I am sure you do not like this place but this place is an important landmark in Taiping, the historical city.
This is a cross junction with traffic lights, I was from Kamunting town, if I cross the junction, I can reach the Taiping Lake Garden, the Taiping Zoo and the Maxwell Hill; if I turn right, I will reach the Taiping town. To left, to a few government offices and schools.
The Kamunting Jail is famous because some famous political personnels had been kept here before.
You will find that Taiping is an important army base. If you are driving from Kamunting to Taiping on the hill route, you will see many "Markas Tentera" or army barracks.
Taiping is a strategic land location and was used by the invading Japanese army when they march south towards Singapore from Kelantan.
There are many colonial style military adminstrative buildings all over Taiping.
Probably the most photographed view of Taiping Lake Gardens are the impressive rainforest trees with their branches overhanging the road, reaching across the lake and almost touching the surface of the water.
On those majestic branches are overgrown lichens, ferns and wild orchids.
Many advertisements have taken with their beautiful lakeside trees. Hopefully, these trees will be well taken care of to ensure that they will be around for the locals and visitors to enjoy.
One of my favorite memories of Taiping Lake as a kid is to run over the many bridges in Taiping Lake.
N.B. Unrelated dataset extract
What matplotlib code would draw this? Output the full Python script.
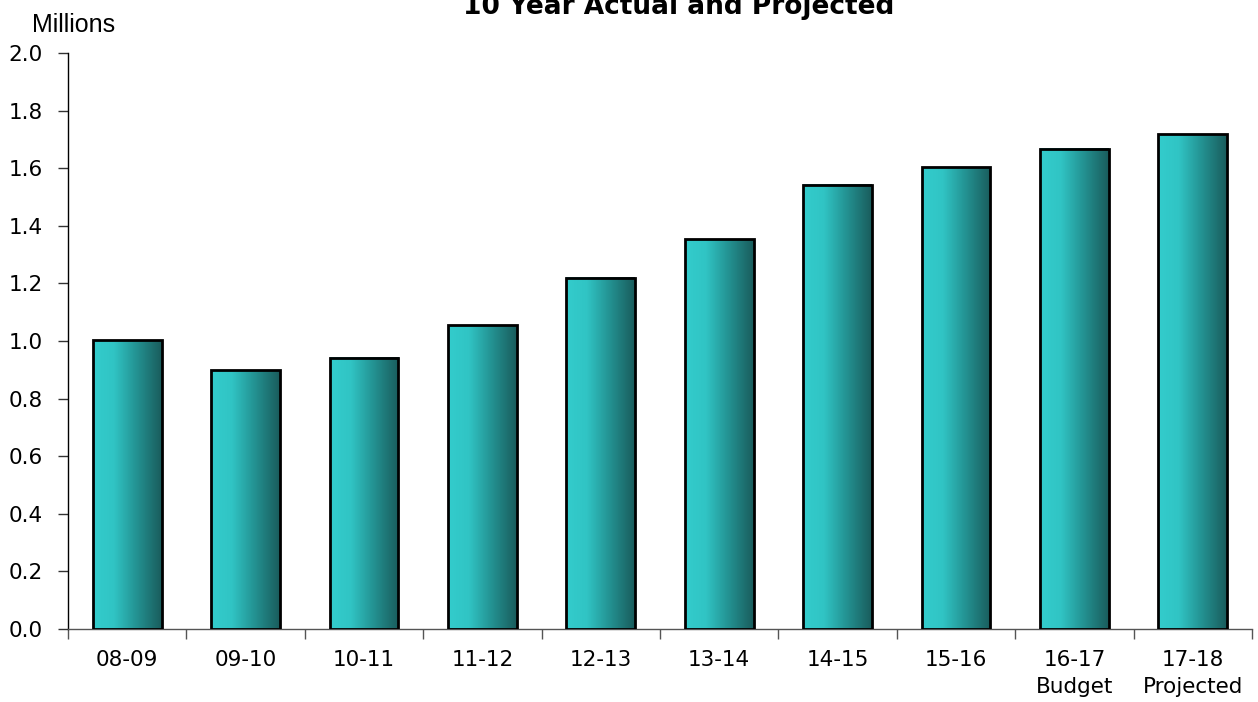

There is a zig-zag bridge with a pavillion in the middle. You can see over the side, the water lilies, the dragon flies and little fishes and water skippers.
Then there is also an bright red wooden bridge and another bridge where boats can rowed underneath.
One of the beautiful sights of Taiping Lake is when the large red water lilies are in bloom.
Water lily is considered "virtuous" in Buddhist belief as this graceful bright large flower bloom from a stalk that grew from the muddy water below. Many Buddhist use the lotus flower of the water lilies for prayers and can be seen as a base of seating Goddess of Mercy or Buddha.
Along the canals on the old trunk road, you can also see this beautiful water lilies. But do not pluck them and they are cultivated by the local villagers. The lotus seeds are eaten and lotus shoots is a Chinese soup delicacy. Of course, there are many water lilies species of different colors and sizes, red, pink, yellow, white, lilac, blue.
The British legacy left behind an excellent school system. King Edward VII, as well as St. George's and Convent School, are many of the old schools that are still running today.
English used to the medium of instruction but now replaced by Malay (Bahasa Malaysia) while English language as a subject is maintained. In recent years, the teaching of mathematics and science has been reverted back to the use of English as the medium of instruction throughout Malaysia.
"SK" mean "Sekolah Kebangsaan" or "National School". "SKM" means "Sekolah Kebangsaan Menengah" or "National Secondary School" while "SKR" means "Sekolah Kebangsaan Rendah" or "National Primary School".
Malaysia school system has 6 years of primary education for children starting at seven years old. Secondary School has Forms 1 to 5 with optional Forms 6 Lower and 6 Upper. Many students go to college or university directly or after matriculation classes in higher education locally or to Australia, New Zealand, UK, Ireland, United States and other countries.
While the Chinese were major group of immigrants to Taiping for the tin mining, many Indians were recruited by the British to plant the rubber trees, construct railway lines, roads and buildings as well as serving as clerical administrative staff.
Many may think that that all from the Indian subcontinent are homogenous group - they are not. There are Tamils, Gujeratics, Punjabis, Bengalis and Ceylonese.
Ceylonese (Sri Lanka) are quite a close knit group and form associations throughout Malaya (Peninsular Malaysia). There are Ceylonese of Christians, Buddhist and Hindu as well as Muslim background.
In Taiping, you can see many large buildings of Chinese clan and association buildings for the "sinkeh" or new comers who came from Southern China to open the tin mines or run coffee shops or sundry shops to cater for the tin miners.
Seldom you will see the "Peranakan" or "Baba Nonya" or early "Straits Settlements" style buildings commonly found in the older Chinese settlements of Penang, Melaka and Singapore.
So quite a surprise to see this beautifully restored Peranakan style building in Taiping. Taiping is historic and full of surprises.
When you walkabout Taiping, you will come across many old streets that have been unchanged with trees still lining the middle of the road to provide shade from the tropical heat.
There are many popular local coffee shops in many of these old streets where you can have white coffee, hot or iced, and sample local noodles or spring rolls called "popiahs".
You may wander into an old watch repair shop or one of the new "2 Ringgit Only" stores.
In most towns, you will see old colonial Chinese businessmen mansions turned into open air restaurants with food stalls.
Here in Taiping, this Malay style mansion caught my eye. At night, it is turned into an open air restaurant selling Malay food stalls. During day, it is quiet.